DATA SECTION:
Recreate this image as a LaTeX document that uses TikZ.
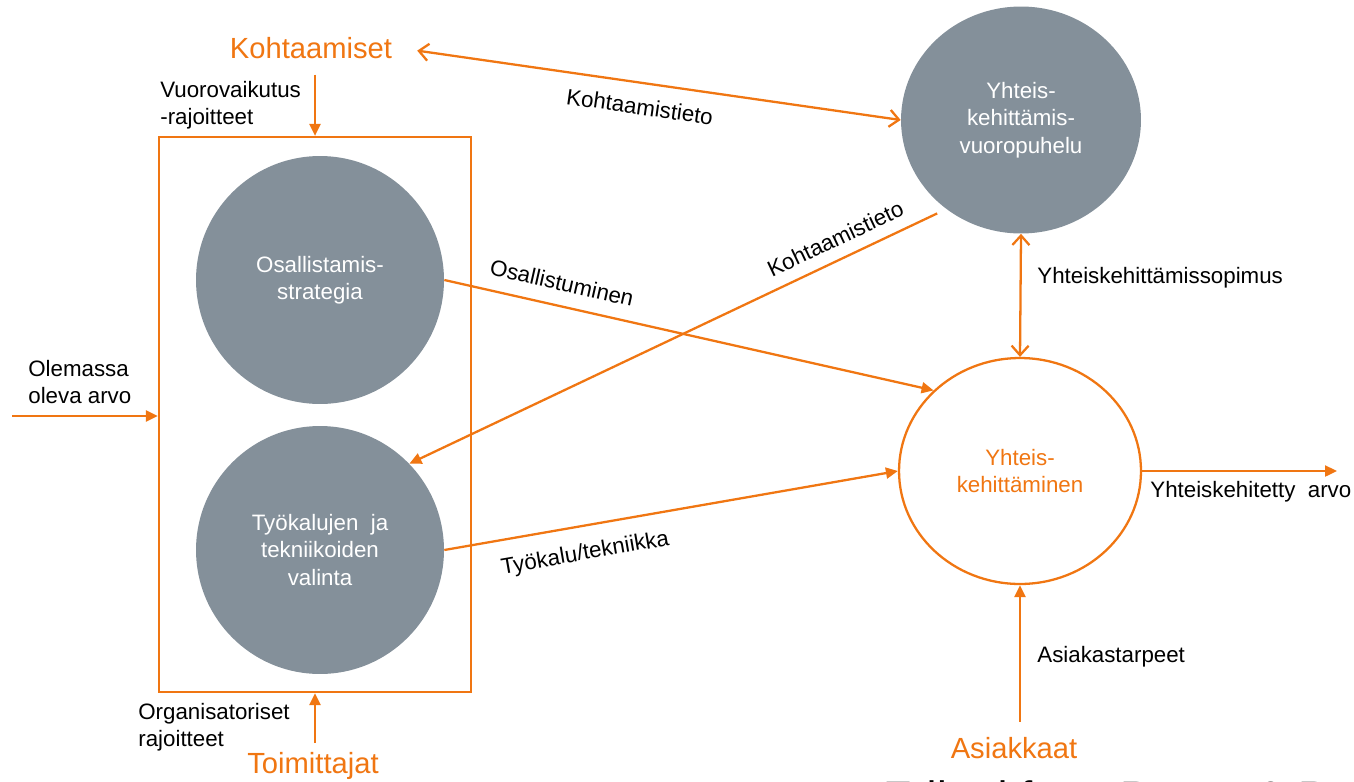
\documentclass[tikz,border=0pt]{standalone}
\usepackage{fontspec}
\setmainfont{Liberation Sans}
\usetikzlibrary{positioning,arrows.meta,shapes.geometric}
\definecolor{orng}{RGB}{240,118,18}
\definecolor{slate}{RGB}{132,144,154}

\begin{document}
\begin{tikzpicture}[x=0.02cm,y=-0.02cm]
 \tikzset{flow/.style={draw=orng,line width=1.3pt,-{Triangle[length=0.24cm,width=0.22cm]}},
  twoway/.style={draw=orng,line width=1.3pt,{Straight Barb[length=0.19cm,width=0.34cm]}-{Straight Barb[length=0.19cm,width=0.34cm]}},
  lbl/.style={inner sep=0pt,font=\fontsize{12.7}{15.6}\selectfont,align=left},
  bigorange/.style={inner sep=2pt,text=orng,font=\fontsize{16.6}{20}\selectfont},
  graydisk/.style={circle,fill=slate,text=white,minimum size=4.96cm,inner sep=0pt,align=center,font=\fontsize{12.7}{15.6}\selectfont},
  dialog/.style={ellipse,fill=slate,text=white,minimum width=4.8cm,minimum height=4.54cm,inner sep=0pt,align=center,font=\fontsize{12.7}{15.6}\selectfont}}
 \useasboundingbox (0,0) rectangle (1354,781);

 \node[draw=orng,line width=1.3pt,minimum width=6.24cm,minimum height=11.1cm] (box) at (315,414.5) {};
 \node[graydisk] (strat) at (320,280) {Osallistamis-\\strategia};
 \node[graydisk] (tool) at (320,550) {Työkalujen\ \ ja\\tekniikoiden\\valinta};
 \node[dialog] (dlg) at (1021,120) {Yhteis-\\kehittämis-\\vuoropuhelu};
 \node[ellipse,draw=orng,line width=1.3pt,text=orng,minimum width=4.84cm,minimum height=4.52cm,inner sep=0pt,align=center,font=\fontsize{12.7}{15.6}\selectfont] (yk) at (1020,471) {Yhteis-\\kehittäminen};

 \node[bigorange,anchor=base] (kohta) at (311,58) {Kohtaamiset};
 \node[bigorange,anchor=base] (toim) at (313,773) {Toimittajat};
 \node[bigorange,anchor=base] (asiak) at (1014,758) {Asiakkaat};
 \node[anchor=base west,inner sep=0pt,font=\fontsize{25}{30}\selectfont] (src) at (883,812.5) {Edited from Payne \& P};

 \node[lbl,anchor=north west] (vuoro) at (160,81) {Vuorovaikutus\\-rajoitteet};
 \node[lbl,anchor=north west] (olem) at (28,360) {Olemassa\\oleva arvo};
 \node[lbl,anchor=north west] (org) at (138,703) {Organisatoriset\\rajoitteet};
 \node[lbl,anchor=base west] (sopimus) at (1037,283) {Yhteiskehittämissopimus};
 \node[lbl,anchor=base west] (tarpeet) at (1037,662) {Asiakastarpeet};
 \node[lbl,anchor=base west] (arvo) at (1150,497) {Yhteiskehitetty\ \ arvo};

 \coordinate (olin) at (12,416);
 \coordinate (ulos) at (1337,471);

 \draw[flow,shorten <=0.25cm] (kohta.south -| box.north) -- (box.north);
 \draw[flow,shorten <=0.1cm] (toim.north -| box.south) -- (box.south);
 \draw[flow] (olin) -- (olin -| box.west);
 \draw[flow,shorten <=0.23cm] (asiak.north -| yk.south) -- (yk.south);
 \draw[flow] (yk.east) -- (ulos);
 \draw[twoway] (dlg.south) -- (yk.north);
 \draw[twoway,shorten <=0.43cm] (kohta.east) to node[lbl,sloped,pos=0.49,below=0.29cm] {Kohtaamistieto} (dlg.west);
 \draw[flow] (strat.east) to node[lbl,sloped,pos=0.23,above=0.28cm] {Osallistuminen} (yk.137);
 \draw[flow,shorten <=0.2cm] (dlg.230) to node[lbl,sloped,pos=0.19,above=0.23cm] {Kohtaamistieto} (tool.44);
 \draw[flow] (tool.east) to node[lbl,sloped,pos=0.30,below=0.33cm] {Työkalu/tekniikka} (yk.west);
\end{tikzpicture}
\end{document}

REQUIREMENT: Repeat the listing above from its first line through the line that contains "(src) at (883,812.5)", both included, and nothing more. Drop the pictures.

ANSWER TO THE PROBLEM:
Recreate this image as a LaTeX document that uses TikZ.
\documentclass[tikz,border=0pt]{standalone}
\usepackage{fontspec}
\setmainfont{Liberation Sans}
\usetikzlibrary{positioning,arrows.meta,shapes.geometric}
\definecolor{orng}{RGB}{240,118,18}
\definecolor{slate}{RGB}{132,144,154}

\begin{document}
\begin{tikzpicture}[x=0.02cm,y=-0.02cm]
 \tikzset{flow/.style={draw=orng,line width=1.3pt,-{Triangle[length=0.24cm,width=0.22cm]}},
  twoway/.style={draw=orng,line width=1.3pt,{Straight Barb[length=0.19cm,width=0.34cm]}-{Straight Barb[length=0.19cm,width=0.34cm]}},
  lbl/.style={inner sep=0pt,font=\fontsize{12.7}{15.6}\selectfont,align=left},
  bigorange/.style={inner sep=2pt,text=orng,font=\fontsize{16.6}{20}\selectfont},
  graydisk/.style={circle,fill=slate,text=white,minimum size=4.96cm,inner sep=0pt,align=center,font=\fontsize{12.7}{15.6}\selectfont},
  dialog/.style={ellipse,fill=slate,text=white,minimum width=4.8cm,minimum height=4.54cm,inner sep=0pt,align=center,font=\fontsize{12.7}{15.6}\selectfont}}
 \useasboundingbox (0,0) rectangle (1354,781);

 \node[draw=orng,line width=1.3pt,minimum width=6.24cm,minimum height=11.1cm] (box) at (315,414.5) {};
 \node[graydisk] (strat) at (320,280) {Osallistamis-\\strategia};
 \node[graydisk] (tool) at (320,550) {Työkalujen\ \ ja\\tekniikoiden\\valinta};
 \node[dialog] (dlg) at (1021,120) {Yhteis-\\kehittämis-\\vuoropuhelu};
 \node[ellipse,draw=orng,line width=1.3pt,text=orng,minimum width=4.84cm,minimum height=4.52cm,inner sep=0pt,align=center,font=\fontsize{12.7}{15.6}\selectfont] (yk) at (1020,471) {Yhteis-\\kehittäminen};

 \node[bigorange,anchor=base] (kohta) at (311,58) {Kohtaamiset};
 \node[bigorange,anchor=base] (toim) at (313,773) {Toimittajat};
 \node[bigorange,anchor=base] (asiak) at (1014,758) {Asiakkaat};
 \node[anchor=base west,inner sep=0pt,font=\fontsize{25}{30}\selectfont] (src) at (883,812.5) {Edited from Payne \& P};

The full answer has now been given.